Friday, 15 April 2016

Volunteering for Anzac Day

Recently I read about the Student Volunteer Army’s idea to make Anzac Day a day for volunteering (it's called Serve for NZ: Anzac Dayand it made me think of the work of  the Friends of ANZAC Bridge and also NZ Pacific Studio.

When the main road was rerouted over the new bridge (and just as well, when you see the great trucks thundering past today) the old bridge fell into disrepair. Perhaps this had something to with the growth of anti-war sentiment through the 1960s and the Vietnam War, when Anzac Day services were fraught or largely ignored.

And it might have stayed like that, with the bridge slowly crumbling away. You can see how it looked in this photo taken by Glennis Austin in 2005.

But in 2006, the local community did something about it. They formed the Friends of ANZAC Bridge (FOAB), got funding, held working bees and restored the bridge, and they continue to look after it today, when it has become the focus of Anzac Day activities in the area and a much loved and valued structure.

In 2015, the FOAB won the Supreme Award in the Trustpower Tararua District Community Awards for their dedication to preserving the bridge  and this year representatives of the group travelled to Dunedin for the National Finals

"I understand the bridge is unique within New Zealand. We are lucky to have places to go in our country to serve and remember the men and women who died in wartime -- and we're even luckier to have folks like the Friends to help us hold on to those places."(Trustpower community relations representative Emily Beaton)

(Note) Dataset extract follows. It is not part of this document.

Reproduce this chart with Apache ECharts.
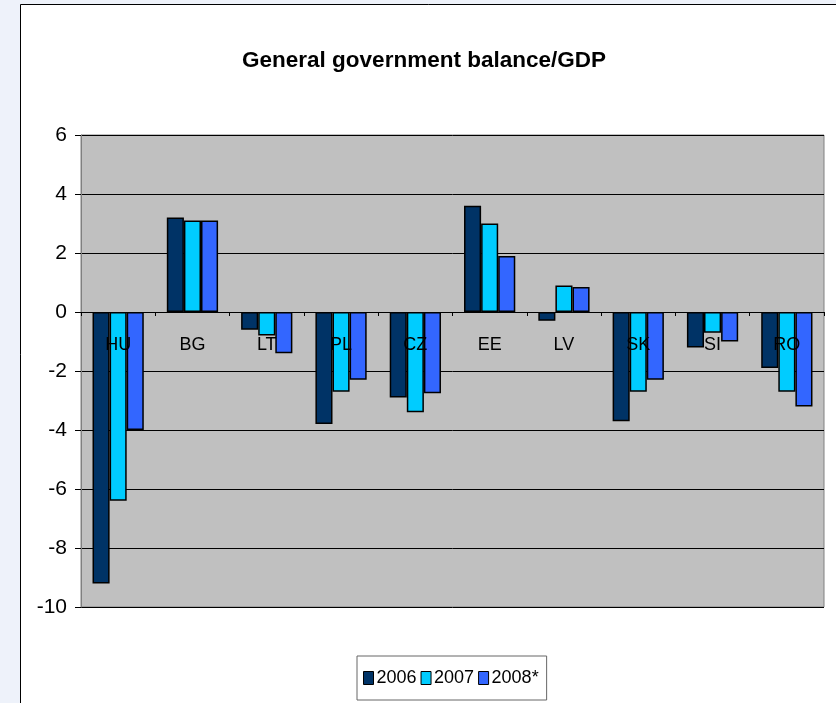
<!DOCTYPE html>
<html>
<head>
<meta charset="utf-8">
<script src="https://cdn.jsdelivr.net/npm/echarts@6/dist/echarts.min.js"></script>
<style>
  html, body { margin: 0; padding: 0; background: #eef2fa; }
  #chart { width: 836px; height: 703px; }
</style>
</head>
<body>
<div id="chart"></div>
<script>
const countries = ['HU', 'BG', 'LT', 'PL', 'CZ', 'EE', 'LV', 'SK', 'SI', 'RO']
const years = ['2006', '2007', '2008*']
const values2006 = [-9.2, 3.2, -0.6, -3.8, -2.9, 3.6, -0.3, -3.7, -1.2, -1.9]
const values2007 = [-6.4, 3.1, -0.8, -2.7, -3.4, 3.0, 0.9, -2.7, -0.7, -2.7]
const values2008 = [-4.0, 3.1, -1.4, -2.3, -2.75, 1.9, 0.85, -2.3, -1.0, -3.2]
const colors = ['#003366', '#00ccff', '#3366ff']

const yMin = -10
const yMax = 6

const chart = echarts.init(document.getElementById('chart'))

const seriesData = [values2006, values2007, values2008]

// grid geometry (px)
const gridTop = 135
const gridBottom = 96
const plotHeight = 703 - gridTop - gridBottom
// move the category axis up to the zero line
const zeroOffset = -plotHeight * (0 - yMin) / (yMax - yMin)

chart.setOption({
  animation: false,
  backgroundColor: 'transparent',
  textStyle: { fontFamily: 'Liberation Sans, Arial, sans-serif' },
  graphic: [
    {
      type: 'rect',
      z: -10,
      shape: { x: 20.5, y: 4.5, width: 830, height: 720 },
      style: { fill: '#ffffff', stroke: '#000000', lineWidth: 1 },
    },
  ],
  title: {
    text: 'General government balance/GDP',
    left: 419,
    top: 44,
    textAlign: 'center',
    textStyle: { fontSize: 22.5, fontWeight: 'bold', color: '#000' },
  },
  legend: {
    data: years,
    bottom: 3,
    left: 357,
    itemWidth: 10,
    itemHeight: 13,
    itemGap: 4,
    padding: [13, 8, 13, 6],
    borderColor: '#666',
    borderWidth: 1,
    icon: 'rect',
    itemStyle: { borderColor: '#000', borderWidth: 1 },
    textStyle: { fontSize: 18, color: '#000', padding: [0, 0, 0, -2] },
  },
  grid: {
    left: 81,
    right: 12,
    top: gridTop,
    bottom: gridBottom,
    show: true,
    backgroundColor: '#c0c0c0',
    borderColor: '#808080',
    borderWidth: 1,
  },
  xAxis: {
    type: 'category',
    data: countries,
    offset: zeroOffset,
    z: 10,
    axisLine: { onZero: false, lineStyle: { color: '#000' } },
    axisTick: { show: true, inside: false, length: 4, lineStyle: { color: '#000' } },
    axisLabel: { margin: 24, fontSize: 18, color: '#000' },
  },
  yAxis: {
    type: 'value',
    min: yMin,
    max: yMax,
    interval: 2,
    axisLine: { show: true, onZero: false, lineStyle: { color: '#808080' } },
    axisTick: { show: true, length: 6, lineStyle: { color: '#000' } },
    axisLabel: { margin: 14, fontSize: 21, color: '#000' },
    splitLine: { lineStyle: { color: '#000', width: 1 } },
  },
  series: years.map((name, i) => ({
    name: name,
    type: 'bar',
    data: seriesData[i],
    barGap: '0%',
    barCategoryGap: '31%',
    itemStyle: { color: colors[i], borderColor: '#000', borderWidth: 1.5 },
  })),
})
</script>
</body>
</html>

All this is a tribute to the power of community and the energy and dedication of volunteers. Something similar could be said for the work of NZ Pacific Studio, started by Kay Flavell with the dream of creating an artists’ residency. Since 2001, about 400 people have come here from around the country and around the world to work on their projects.

The house is full  of history (with the steepest staircase you've ever seen leading up to the loft) and it has become a “house joke” that anything and everything you would or could ever want is here somewhere. It’s crammed with books, tools, utensils, artists’ equipment, furniture and even a spinning wheel and loom. 

But it is a special feeling to walk through the front door and know that everyone here is immersed in their own artistic pursuits and often struggling with the same sorts of artistic problems. Someone made the comment to me that “everyone here is working on something new. Even if they are well established in their field, they have come here with a new project in mind.” Tracy Farr wrote a lovely post here ("time was on my side") about what her time at NZ Pacific Studio meant to her.  

Today there's a working bee here, again carried out by volunteers who are giving up a sunny weekend afternoon to devote some care and attention to the house and garden. So thank you all!!